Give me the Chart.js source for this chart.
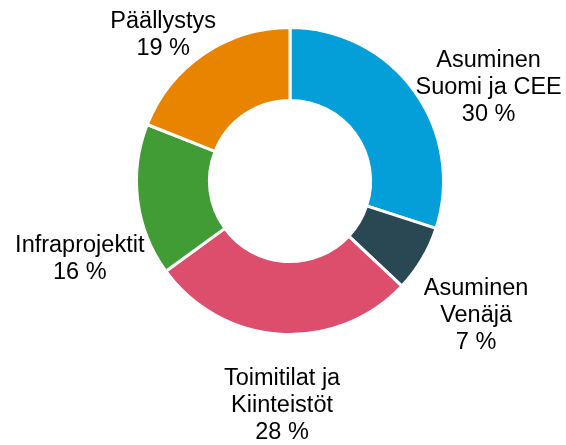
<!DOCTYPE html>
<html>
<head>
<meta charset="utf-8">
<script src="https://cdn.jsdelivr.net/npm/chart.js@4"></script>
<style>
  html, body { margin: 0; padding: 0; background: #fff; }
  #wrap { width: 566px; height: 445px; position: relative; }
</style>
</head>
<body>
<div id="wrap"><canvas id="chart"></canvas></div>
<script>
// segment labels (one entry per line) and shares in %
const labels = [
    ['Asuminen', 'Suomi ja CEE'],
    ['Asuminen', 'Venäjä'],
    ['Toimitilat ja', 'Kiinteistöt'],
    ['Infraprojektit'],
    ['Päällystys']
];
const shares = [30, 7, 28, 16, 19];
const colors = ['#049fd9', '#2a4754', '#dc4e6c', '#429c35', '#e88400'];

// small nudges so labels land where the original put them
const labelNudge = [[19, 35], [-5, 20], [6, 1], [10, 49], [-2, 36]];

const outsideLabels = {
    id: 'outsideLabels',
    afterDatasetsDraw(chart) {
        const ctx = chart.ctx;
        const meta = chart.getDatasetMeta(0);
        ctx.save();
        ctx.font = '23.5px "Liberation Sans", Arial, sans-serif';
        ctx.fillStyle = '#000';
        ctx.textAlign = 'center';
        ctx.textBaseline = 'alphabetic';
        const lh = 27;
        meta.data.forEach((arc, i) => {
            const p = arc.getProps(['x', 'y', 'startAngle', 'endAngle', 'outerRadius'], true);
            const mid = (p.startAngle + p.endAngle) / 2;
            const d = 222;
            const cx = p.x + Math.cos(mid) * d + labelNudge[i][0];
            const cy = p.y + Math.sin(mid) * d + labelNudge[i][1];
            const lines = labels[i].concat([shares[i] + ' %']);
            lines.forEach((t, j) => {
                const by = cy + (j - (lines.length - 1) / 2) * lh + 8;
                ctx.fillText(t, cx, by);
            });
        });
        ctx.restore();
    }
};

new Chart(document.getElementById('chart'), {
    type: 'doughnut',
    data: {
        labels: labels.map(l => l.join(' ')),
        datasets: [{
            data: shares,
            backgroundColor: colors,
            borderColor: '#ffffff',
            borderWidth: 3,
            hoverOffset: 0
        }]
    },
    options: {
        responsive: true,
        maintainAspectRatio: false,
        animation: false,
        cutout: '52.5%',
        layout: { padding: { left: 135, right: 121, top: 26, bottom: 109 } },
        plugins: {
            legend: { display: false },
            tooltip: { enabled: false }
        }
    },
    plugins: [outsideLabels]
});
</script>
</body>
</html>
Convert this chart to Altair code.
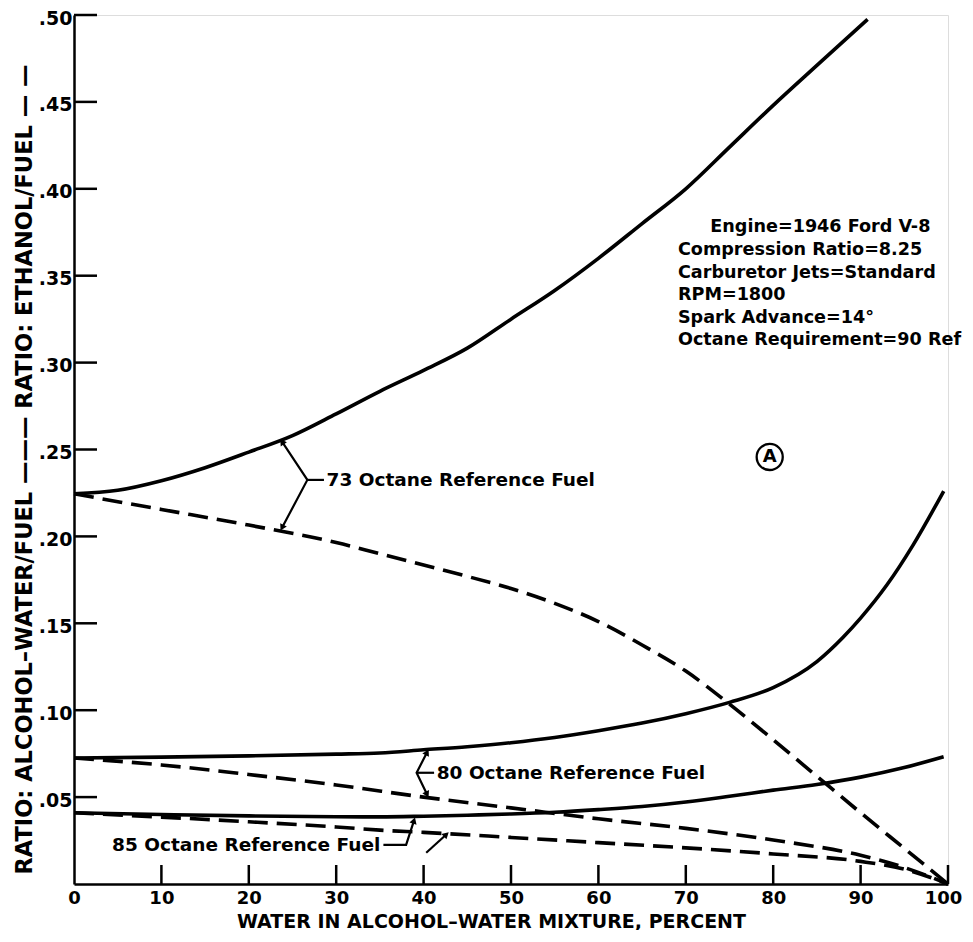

____

### AIM
Without the pictures, return the entries exactly as they appear.

### COMPLETE ANSWER
Give me the Chart.js source for this chart.
<!DOCTYPE html>
<html>
<head>
<meta charset="utf-8">
<script src="https://cdn.jsdelivr.net/npm/chart.js@4"></script>
<style>
  html, body { margin: 0; padding: 0; background: #fff; }
  #wrap { width: 566px; height: 445px; position: relative; }
</style>
</head>
<body>
<div id="wrap"><canvas id="chart"></canvas></div>
<script>
// segment labels (one entry per line) and shares in %
const labels = [
    ['Asuminen', 'Suomi ja CEE'],
    ['Asuminen', 'Venäjä'],
    ['Toimitilat ja', 'Kiinteistöt'],
    ['Infraprojektit'],
    ['Päällystys']
];
const shares = [30, 7, 28, 16, 19];
const colors = ['#049fd9', '#2a4754', '#dc4e6c', '#429c35', '#e88400'];

// small nudges so labels land where the original put them
const labelNudge = [[19, 35], [-5, 20], [6, 1], [10, 49], [-2, 36]];

const outsideLabels = {
    id: 'outsideLabels',
    afterDatasetsDraw(chart) {
        const ctx = chart.ctx;
        const meta = chart.getDatasetMeta(0);
        ctx.save();
        ctx.font = '23.5px "Liberation Sans", Arial, sans-serif';
        ctx.fillStyle = '#000';
        ctx.textAlign = 'center';
        ctx.textBaseline = 'alphabetic';
        const lh = 27;
        meta.data.forEach((arc, i) => {
            const p = arc.getProps(['x', 'y', 'startAngle', 'endAngle', 'outerRadius'], true);
            const mid = (p.startAngle + p.endAngle) / 2;
            const d = 222;
            const cx = p.x + Math.cos(mid) * d + labelNudge[i][0];
            const cy = p.y + Math.sin(mid) * d + labelNudge[i][1];
            const lines = labels[i].concat([shares[i] + ' %']);
            lines.forEach((t, j) => {
                const by = cy + (j - (lines.length - 1) / 2) * lh + 8;
                ctx.fillText(t, cx, by);
            });
        });
        ctx.restore();
    }
};

new Chart(document.getElementById('chart'), {
    type: 'doughnut',
    data: {
        labels: labels.map(l => l.join(' ')),
        datasets: [{
            data: shares,
            backgroundColor: colors,
            borderColor: '#ffffff',
            borderWidth: 3,
            hoverOffset: 0
        }]
    },
    options: {
        responsive: true,
        maintainAspectRatio: false,
        animation: false,
        cutout: '52.5%',
        layout: { padding: { left: 135, right: 121, top: 26, bottom: 109 } },
        plugins: {
            legend: { display: false },
            tooltip: { enabled: false }
        }
    },
    plugins: [outsideLabels]
});
</script>
</body>
</html>
Convert this chart to Altair code.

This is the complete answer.